— Дурак! — рассудил о нём Залман. — И негодяй!
— А почему негодяй? — не понял я.
— Родиться в такой стране, дожить до такой пенсии, иметь брата в самой Флориде и потом вдруг чокнуться!
— Думаешь, всё-таки застрелят? — спросил я.
— Обязательно! — пообещал он. — Если таких не стрелять, жить станет неприятно… Бог любит порядок, и всё прекрасное держится на порядке, а если не стрелять, завтра каждый, понимаешь, будет требовать своё. Один — вооружения, другой — разоружения… Противно! Молчи теперь и смотри: солдатики уже близко…
Кольцо снайперов вокруг старика стянулось достаточно туго для того, чтобы стрелять наверняка. Запаниковав, я убрал изображение, чем вызвал искренний гнев Залмана. Звуки открывшейся пальбы возбудили его ещё больше: он выругался и потребовал вернуть на экран свет.
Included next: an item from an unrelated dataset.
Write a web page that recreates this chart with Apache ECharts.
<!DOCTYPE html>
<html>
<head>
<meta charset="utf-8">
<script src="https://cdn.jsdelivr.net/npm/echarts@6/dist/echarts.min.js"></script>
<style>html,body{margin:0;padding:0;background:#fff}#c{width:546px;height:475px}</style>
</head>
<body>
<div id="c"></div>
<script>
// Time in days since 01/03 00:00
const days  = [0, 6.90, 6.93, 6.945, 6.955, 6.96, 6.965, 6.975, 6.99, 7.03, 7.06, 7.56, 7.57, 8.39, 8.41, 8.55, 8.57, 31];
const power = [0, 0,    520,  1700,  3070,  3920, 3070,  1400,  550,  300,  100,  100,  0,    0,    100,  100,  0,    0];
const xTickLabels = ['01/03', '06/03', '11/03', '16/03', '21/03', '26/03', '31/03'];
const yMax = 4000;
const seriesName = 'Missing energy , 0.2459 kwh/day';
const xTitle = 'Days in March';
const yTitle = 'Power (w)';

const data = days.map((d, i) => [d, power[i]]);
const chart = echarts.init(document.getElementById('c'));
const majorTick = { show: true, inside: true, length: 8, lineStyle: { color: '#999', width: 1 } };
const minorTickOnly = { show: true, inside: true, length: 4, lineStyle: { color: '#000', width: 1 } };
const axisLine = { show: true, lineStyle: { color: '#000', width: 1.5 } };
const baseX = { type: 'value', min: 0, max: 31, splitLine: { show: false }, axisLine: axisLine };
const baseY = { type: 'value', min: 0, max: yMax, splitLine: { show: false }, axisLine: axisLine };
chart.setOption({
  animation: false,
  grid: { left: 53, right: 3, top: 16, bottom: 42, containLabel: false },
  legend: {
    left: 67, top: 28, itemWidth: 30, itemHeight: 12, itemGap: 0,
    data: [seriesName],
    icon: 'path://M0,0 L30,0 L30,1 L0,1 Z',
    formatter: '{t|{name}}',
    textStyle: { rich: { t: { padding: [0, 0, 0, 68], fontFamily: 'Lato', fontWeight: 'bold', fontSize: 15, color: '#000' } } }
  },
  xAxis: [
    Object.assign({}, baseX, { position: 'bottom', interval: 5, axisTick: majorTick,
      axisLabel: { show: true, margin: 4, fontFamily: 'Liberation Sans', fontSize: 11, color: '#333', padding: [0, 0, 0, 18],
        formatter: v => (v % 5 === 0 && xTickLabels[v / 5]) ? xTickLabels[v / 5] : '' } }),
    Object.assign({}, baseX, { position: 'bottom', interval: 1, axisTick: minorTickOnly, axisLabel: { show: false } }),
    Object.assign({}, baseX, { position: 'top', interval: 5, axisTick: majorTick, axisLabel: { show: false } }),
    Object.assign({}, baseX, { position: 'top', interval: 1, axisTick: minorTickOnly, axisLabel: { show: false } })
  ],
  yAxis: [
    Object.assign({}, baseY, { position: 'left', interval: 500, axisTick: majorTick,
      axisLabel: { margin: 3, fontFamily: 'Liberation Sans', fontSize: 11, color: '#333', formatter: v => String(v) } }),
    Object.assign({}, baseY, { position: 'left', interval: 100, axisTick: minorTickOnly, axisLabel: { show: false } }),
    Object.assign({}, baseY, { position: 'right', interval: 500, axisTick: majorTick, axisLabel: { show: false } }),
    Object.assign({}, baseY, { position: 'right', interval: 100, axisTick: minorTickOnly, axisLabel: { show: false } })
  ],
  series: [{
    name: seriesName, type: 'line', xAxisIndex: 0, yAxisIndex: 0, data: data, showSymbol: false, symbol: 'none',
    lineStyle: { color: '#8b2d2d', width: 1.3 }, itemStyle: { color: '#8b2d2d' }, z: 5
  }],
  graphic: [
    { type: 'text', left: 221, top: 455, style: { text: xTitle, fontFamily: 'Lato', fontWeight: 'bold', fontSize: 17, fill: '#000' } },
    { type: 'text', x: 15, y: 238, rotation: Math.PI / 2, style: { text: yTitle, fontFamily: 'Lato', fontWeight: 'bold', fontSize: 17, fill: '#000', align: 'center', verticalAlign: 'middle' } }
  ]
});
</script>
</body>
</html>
Притворившись, будто не могу найти кнопку, я растягивал время — пока стрельба не утихла.
В засветившемся кадре на нас с раввином наплывало лицо подстреленного старика. Оно показалось мне удивительно безмятежным, а в углу рта, под растёкшейся кровью, стыла улыбка…
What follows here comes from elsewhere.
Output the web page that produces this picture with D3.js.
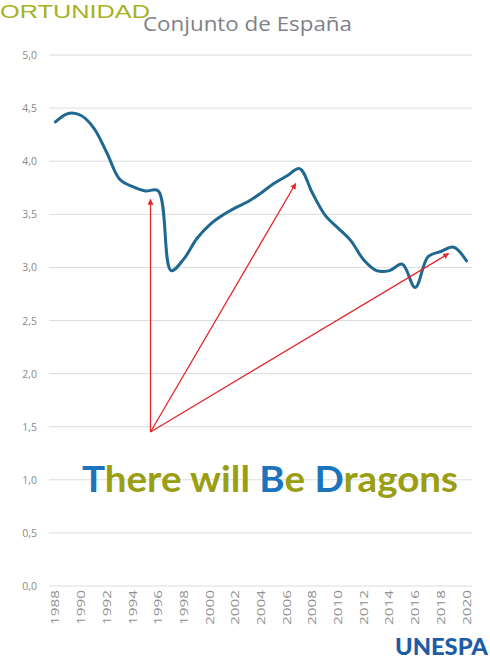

Залман шумно вздохнул, хлопнул ладонью по колену, поднялся со стула и сказал, что американское телевидение лучше любого кино. Не оставляет воображению ничего. Я завёл было разговор о чём-то другом, но раввин попросил прощения за то, что выругался и удалился в зал, где уставшие за день петхаинцы заждались ночной молитвы.
Пока шла служба, я записал наш разговор в тетрадь и положил её в сейф, не подозревая, что расстаюсь с ней навсегда. А после молитвы все мы направились на панихиду Нателы Элигуловой. В трёх кварталах от синагоги.
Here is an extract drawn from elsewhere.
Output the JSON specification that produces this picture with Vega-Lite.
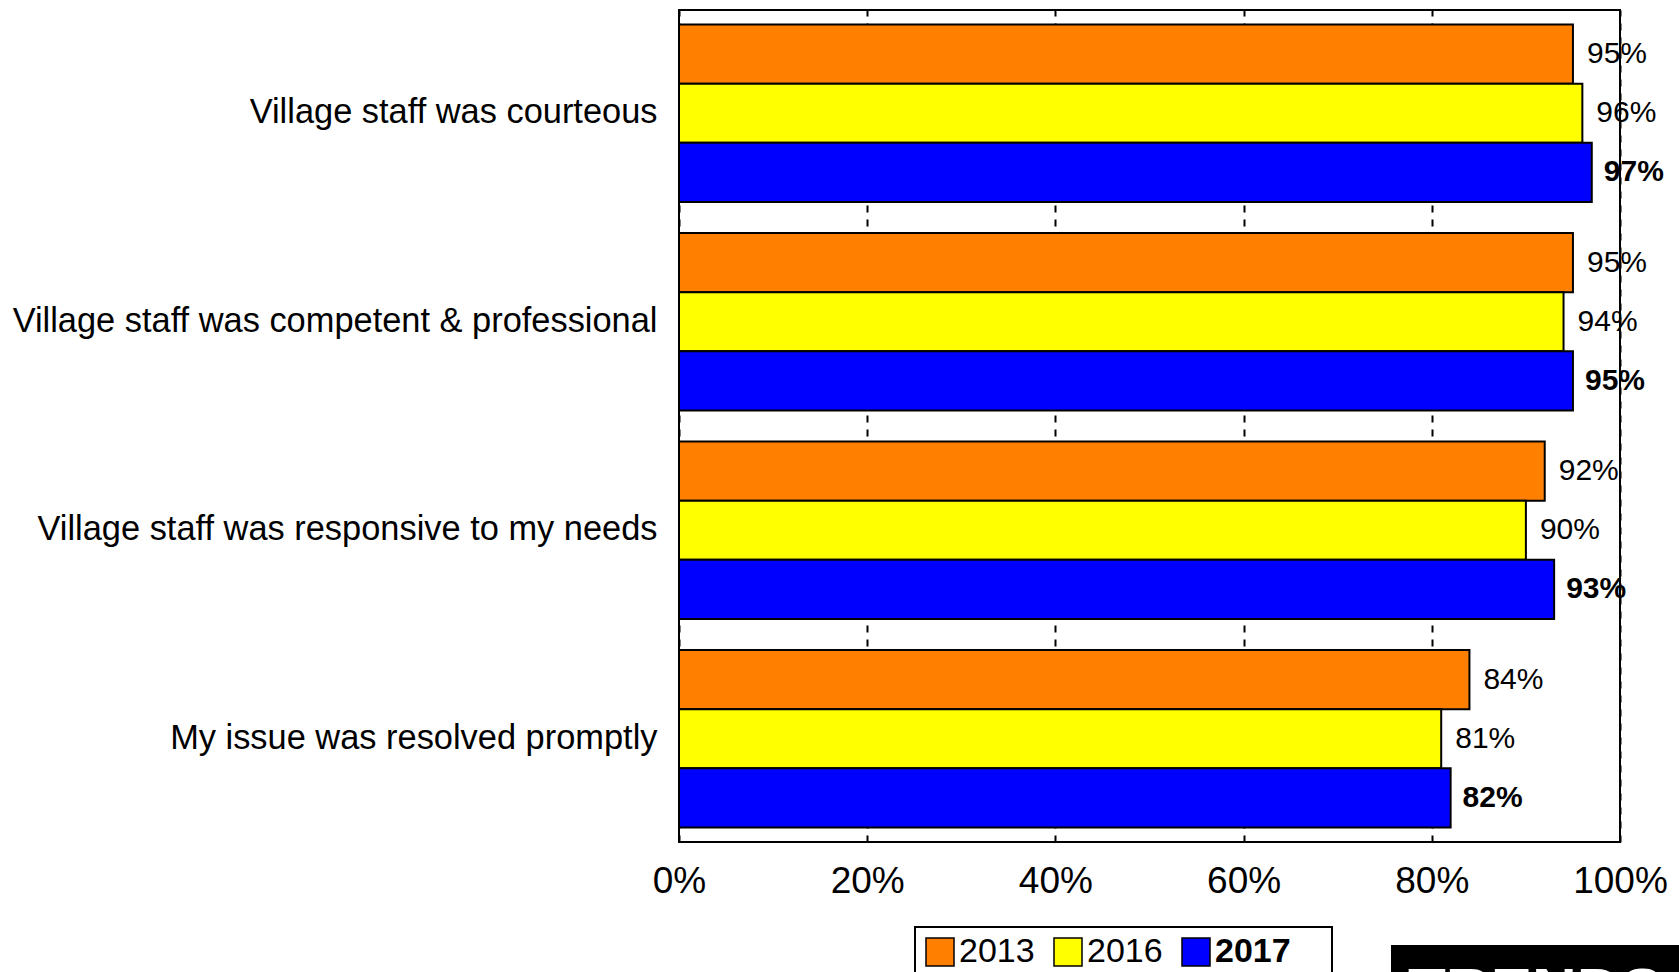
{
  "$schema": "https://vega.github.io/schema/vega-lite/v6.json",
  "autosize": "none",
  "width": 941,
  "height": 832,
  "padding": {"left": 679, "top": 10, "right": 59, "bottom": 130},
  "background": "white",
  "config": {
    "font": "Liberation Sans",
    "view": {"stroke": "black", "strokeWidth": 2}
  },
  "datasets": {
    "survey": [
      {"question": "Village staff was courteous", "year": "2013", "pct": 0.95},
      {"question": "Village staff was courteous", "year": "2016", "pct": 0.96},
      {"question": "Village staff was courteous", "year": "2017", "pct": 0.97},
      {"question": "Village staff was competent & professional", "year": "2013", "pct": 0.95},
      {"question": "Village staff was competent & professional", "year": "2016", "pct": 0.94},
      {"question": "Village staff was competent & professional", "year": "2017", "pct": 0.95},
      {"question": "Village staff was responsive to my needs", "year": "2013", "pct": 0.92},
      {"question": "Village staff was responsive to my needs", "year": "2016", "pct": 0.90},
      {"question": "Village staff was responsive to my needs", "year": "2017", "pct": 0.93},
      {"question": "My issue was resolved promptly", "year": "2013", "pct": 0.84},
      {"question": "My issue was resolved promptly", "year": "2016", "pct": 0.81},
      {"question": "My issue was resolved promptly", "year": "2017", "pct": 0.82}
    ],
    "badge": [{"badge": "TRENDS"}]
  },
  "layer": [
    {
      "data": {"name": "survey"},
      "encoding": {
        "y": {
          "field": "question",
          "type": "nominal",
          "sort": ["Village staff was courteous", "Village staff was competent & professional", "Village staff was responsive to my needs", "My issue was resolved promptly"],
          "scale": {"paddingInner": 0.149, "paddingOuter": 0.07},
          "axis": {"title": null, "domain": false, "ticks": false, "labelPadding": 22, "labelFontSize": 34.4, "labelColor": "black", "labelLimit": 0, "labelFont": "Liberation Sans"}
        },
        "yOffset": {
          "field": "year",
          "type": "nominal",
          "sort": ["2013", "2016", "2017"],
          "scale": {"paddingInner": 0, "paddingOuter": 0}
        },
        "x": {
          "field": "pct",
          "type": "quantitative",
          "scale": {"domain": [0, 1], "nice": false},
          "axis": {
            "title": null,
            "values": [0, 0.2, 0.4, 0.6, 0.8, 1],
            "format": ".0%",
            "grid": true,
            "gridDash": [7, 7],
            "gridColor": "black",
            "gridWidth": 2,
            "gridOpacity": 1,
            "domain": false,
            "ticks": false,
            "labelFlush": false,
            "labelFontSize": 37,
            "labelPadding": 21,
            "labelColor": "black",
            "labelFont": "Liberation Sans"
          }
        }
      },
      "layer": [
        {
          "mark": {"type": "bar", "stroke": "black", "strokeWidth": 2, "opacity": 1},
          "encoding": {
            "color": {
              "field": "year",
              "type": "nominal",
              "scale": {"domain": ["2013", "2016", "2017"], "range": ["#FF8000", "#FFFF00", "#0000FF"]},
              "legend": {
                "orient": "none",
                "legendX": 236,
                "legendY": 917,
                "direction": "horizontal",
                "title": "\u00a0",
                "titleOrient": "right",
                "titleFontSize": 34,
                "titlePadding": 33,
                "strokeColor": "black",
                "fillColor": "white",
                "padding": 8,
                "symbolType": "square",
                "symbolSize": 784,
                "symbolStrokeColor": "black",
                "symbolStrokeWidth": 1.5,
                "symbolOpacity": 1,
                "labelFontSize": 34,
                "labelColor": "black",
                "labelFont": "Liberation Sans",
                "labelOffset": 2,
                "columnPadding": 16,
                "encode": {
                  "legend": {"update": {"strokeWidth": {"value": 2}}},
                  "labels": {
                    "update": {"fontWeight": {"signal": "datum.label === '2017' ? 'bold' : 'normal'"}}
                  }
                }
              }
            }
          }
        },
        {
          "transform": [{"filter": "datum.year !== '2017'"}],
          "mark": {"type": "text", "align": "left", "baseline": "middle", "dx": 14, "fontSize": 30, "color": "black", "font": "Liberation Sans"},
          "encoding": {"text": {"field": "pct", "type": "quantitative", "format": ".0%"}}
        },
        {
          "transform": [{"filter": "datum.year === '2017'"}],
          "mark": {"type": "text", "align": "left", "baseline": "middle", "dx": 12, "fontSize": 30, "fontWeight": "bold", "color": "black", "font": "Liberation Sans"},
          "encoding": {"text": {"field": "pct", "type": "quantitative", "format": ".0%"}}
        }
      ]
    },
    {
      "data": {"name": "badge"},
      "mark": {"type": "point", "opacity": 0},
      "encoding": {
        "shape": {
          "field": "badge",
          "type": "nominal",
          "legend": {
            "orient": "none",
            "legendX": 712,
            "legendY": 935,
            "title": "TRENDS",
            "titleColor": "white",
            "titleFontSize": 62,
            "titleFontWeight": "bold",
            "titleFont": "Liberation Sans",
            "titleBaseline": "top",
            "titleLimit": 0,
            "fillColor": "black",
            "padding": 17,
            "symbolSize": 0,
            "symbolOpacity": 0,
            "symbolStrokeWidth": 0,
            "labelColor": "black",
            "labelFontSize": 1
          }
        }
      }
    }
  ]
}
5. Легендарность человека определяется его неожиданностью
Нателе не было ещё сорока, а жила она в двухэтажном особняке в квинсовском квартале Форест Хиллс. Особняк купила себе сразу по прибытии в Нью-Йорк. Петхаинцы знали, что она богата, но никто не подозревал у неё таких денег, чтобы в придачу к закупке пяти медальонов на такси отгрохать роскошный кирпичный дом с шестью спальными комнатами да ещё пожертвовать двадцать пять тысяч на выкуп здания под синагогу. Тем более что, по слухам, она отказалась везти в Нью-Йорк наследство, доставшееся ей от покойного Сёмы «Шепилова». Так прозвали в шутку её белобрысого мужа, который походил на известного под этой фамилией кремлёвского чиновника, «примкнувшего к банде Маленкова, Булганина и Кагановича».
Хотя Натела смеялась, когда «Шепилов» сравнил её как-то с библейской красавицей и спасительницей Юдифью, она понимала, что легендарность человека определяется его неожиданностью. Неожиданной для петхаинцев оказалась не только её жизнь, но и смерть. По крайней мере, о том, что она умирает, им стало известно лишь за два дня.
Впрочем, ни с кем из петхаинцев она не общалась. Только — с пожилой одесситкой Раей из Бруклина, которая убирала ей дом. За два дня до Нателиной смерти Рая заявилась в синагогу и объявила Залману, что Натела умирает: лежит в постели очень бледная, не пьёт, не ест, щупает себе голову и твердит, будто жить ей осталось два дня, ибо появилось ощущение, словно ей подменили уже и голову, а в этой чужой голове шевелятся мысли незнакомого зверя.
Рая рассказала, что в последнее время Натела стала утверждать, будто во сне у неё выкрали её же собственное тело, — как если бы её голова оказалась вдруг на чужом туловище, в котором пульсировали органы нездешнего существа. Чересчур крупные и горячие.
Залман тотчас же позвонил Нателе и осторожно осведомился не болеет ли она. Та ответила, что уже умирает. «Не дай Бог!» — испугался раввин и пообещал сейчас же поднять всех на ноги. Натела объявила, что никому дверь не откроет, а врачи ей помочь не смогут. Добавила ещё, что две недели назад подписала завещание: доход с принадлежавших ей пяти такси достанется синагоге, которую, дескать, в ожидании новой волны петхаинских беженцев следует расширить за счёт пристройки во дворе. Разговаривала очень спокойно. Это и напугало Залмана.
Утром, вся в слезах, в синагогу прибежала Рая. Стряслась, наверное, беда, пролепетала она: Натела не отпирает ей дверь и не откликается.
Залман позвонил в полицию и вместе с группой петхаинцев, включая доктора Даварашвили, поспешил к особняку, в котором жила Элигулова. У взломанной парадной двери стояли полицейские машины. Начальник участка оповестил петхаинцев, что, по его мнению, Натела скончалась без мучений, ибо смерть, видимо, наступила во сне.